UPDATE: CSIS definition of security threat not relevant to cabinet decision: ex-CSIS director

By CityNews Staff

The interpretation of the Canadian Security Intelligence Service (CSIS) of what constitutes a national security threat is not relevant when it comes to a government's decision to invoke the Emergencies Act, two of the spy agency's former directors testified at a national inquiry Wednesday.

Ward Elcock, who led CSIS from 1994 to 2004, and Richard Fadden, who led the agency between 2009 and 2013, both told the Public Order Emergency Commission Wednesday that any reference to the CSIS Act should be removed from the Emergencies Act entirely.

The commission is tasked with probing the federal government's decision to invoke the Emergencies Act during the 'Freedom Convoy' protest last winter and has a mandate to offer recommendations to modernize the legislation.

The CSIS definition of a national security threat is written into the Emergencies Act as one of the requirements for the government to declare a public order emergency. 

It includes espionage or sabotage of Canada's interests, foreign influence, acts of serious violence against people or property with political, religious or ideological objectives, or the violent overthrow of the Canadian government. It also specifically excludes lawful advocacy, protest or dissent, unless it is happening in conjunction with any of those activities.

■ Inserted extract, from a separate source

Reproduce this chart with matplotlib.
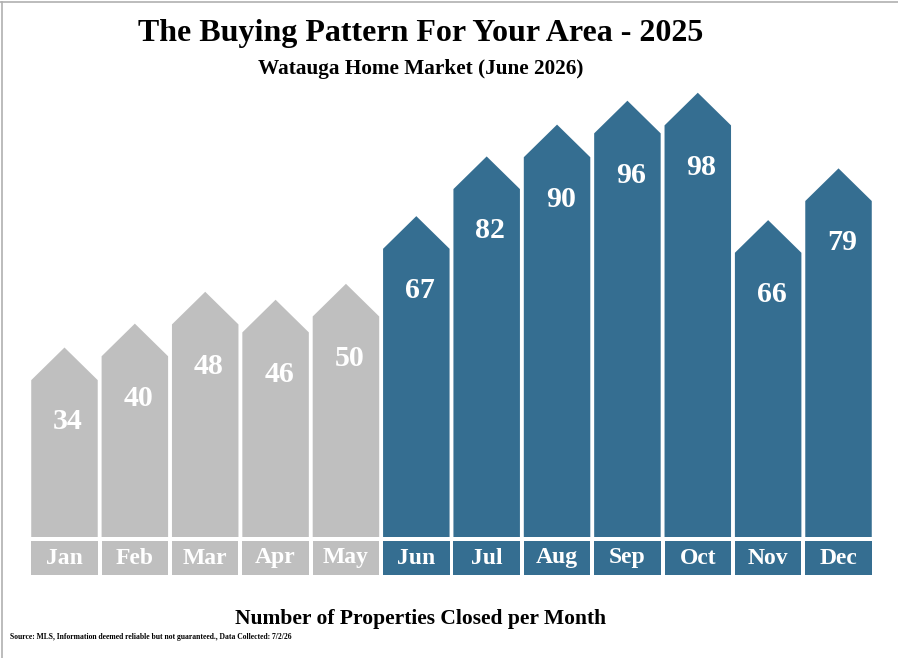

Over six weeks of fact-finding testimony, the commission heard that CSIS did not believe the protests that blockaded downtown Ottawa and several U.S. border crossings met the threshold of being a threat to Canada's security — at least in the context of its own operations. 

Elcock said CSIS would need to interpret that definition very differently as an intelligence agency than cabinet would when it comes to deciding whether to declare a national emergency. 

He said CSIS interprets that definition in terms of the limitations on its activities as an intelligence service. “None of those things are relevant to the to the discussions of cabinet or to the issues that a cabinet might debate,” he testified. 

Fadden said the CSIS definition is, appropriately, very narrow and precise. 

“What this has to do with the declaration of a public order emergency escapes me entirely,” Fadden said. 

Both argued the government should redefine national security threats in the Emergencies Act, and could expand that to include threats to the economy and even threats posed by climate change. 

The issue of how a national security threat should be defined in the Emergencies Act has become central to the commission's work to determine whether the federal government was justified in invoking the act to deal with the protests.

The commission will hear from dozens of expert witnesses this week on issues ranging from misinformation to police powers as part of the policy phase of its work.

The commissioner, Justice Paul Rouleau, has only until Feb. 20, 2023 to deliver his findings to the federal government.